Damon honored by writers group for work with wounded soldiers
NEW YORK -- Johnny Damon was trembling as he stepped to the podium. He tried to steady himself, take a deep breath, find some way to choke back the tears.
It was no use.
For the freedom that we have, we all should pay more attention to people who go out there and fight for it.
-- Johnny Damon
The Yankees outfielder was overwhelmed by his introduction Sunday night at the 85th annual New York baseball writers' dinner, where he was honored for his work with soldiers wounded in Iraq and Afghanistan.
"Wow.

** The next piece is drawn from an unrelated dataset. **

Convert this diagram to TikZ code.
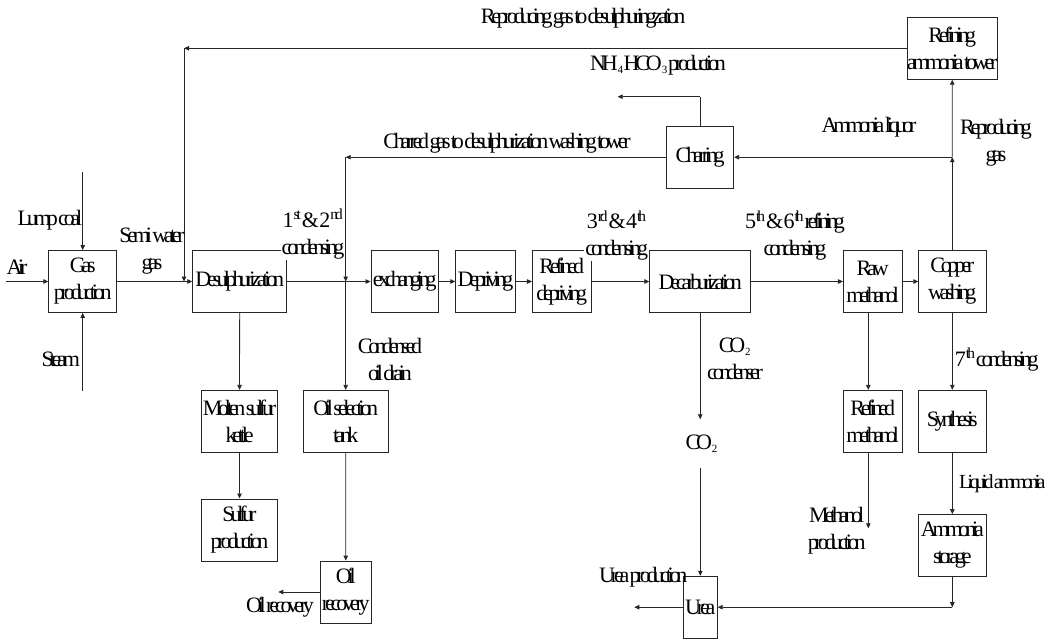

I'm not that emotional of a person," Damon said after a standing ovation. "But for the freedom that we have, we all should pay more attention to people who go out there and fight for it."
Damon received the Joan Payson Award for community service, named after the former New York Mets owner. In September 2006, he became a national spokesman for the Wounded Warrior Project, which provides various types of assistance to injured servicemen and women.
"This was something that really needed to be addressed," said Damon, whose father, Jimmy, was a career Army officer and served in Vietnam. "I'm going to keep spreading the word. We're going to make these guys come home and live normal lives and feel like they're a part of our country still."
Another boisterous ovation went to Damon's teammate, Alex Rodriguez, who picked up his third AL MVP award and the Sid Mercer Player of the Year Award.
Rodriguez, who appeared to be on his way out of town before reaching a $275 million, 10-year contract with the Yankees this offseason, was introduced by another three-time MVP.
"Alex, welcome to the club, buddy," Hall of Fame catcher Yogi Berra said. "You're pretty good."
Rodriguez knew just how to respond.
"Yogi, I am pretty proud and impressed with your three MVP awards," he said. "The 10 championships, I'm very jealous of."
The slugger also added that he was happy to stay in pinstripes.
"I'm very glad to be back here for 10 years," Rodriguez said. "I want to thank New York, for a lot of reasons. New York makes you do a lot of things. It makes you think. It humbles you. It makes you look in the mirror and ask yourself all the tough questions. And if not, the reporters will ask them."
"I'd like to thank my parents -- my dad for taking the line drives off the elbow and my mom for teaching me how to talk trash," he said.
Recalling his infuriating bout with those tiny midges at Cleveland's Jacobs Field in the AL playoffs, Chamberlain glanced down the dais and found Indians manager Eric Wedge.
"Mr. Wedge, where you at? Next time we come, leave the bugs off," the pitcher said.
Joe Torre, the new manager of the Los Angeles Dodgers after 12 years guiding the Yankees, won the William J. Slocum Award for Long and Meritorious Service. Yankees broadcaster and former outfielder Bobby Murcer, battling cancer, received the Milton Richman You Gotta Have Heart Award.
Longtime Houston Astros star Craig Biggio, who recently retired, won the Casey Stengel You Could Look It Up Award. Denny McLain and Luis Tiant were honored with the Willie, Mickey and the Duke Award to mark the 40th anniversary of their outstanding seasons in 1968 -- the year of the pitcher.
"Look at how many years I had to wait to get something," said Tiant, who lost out to McLain in AL Cy Young Award voting that year.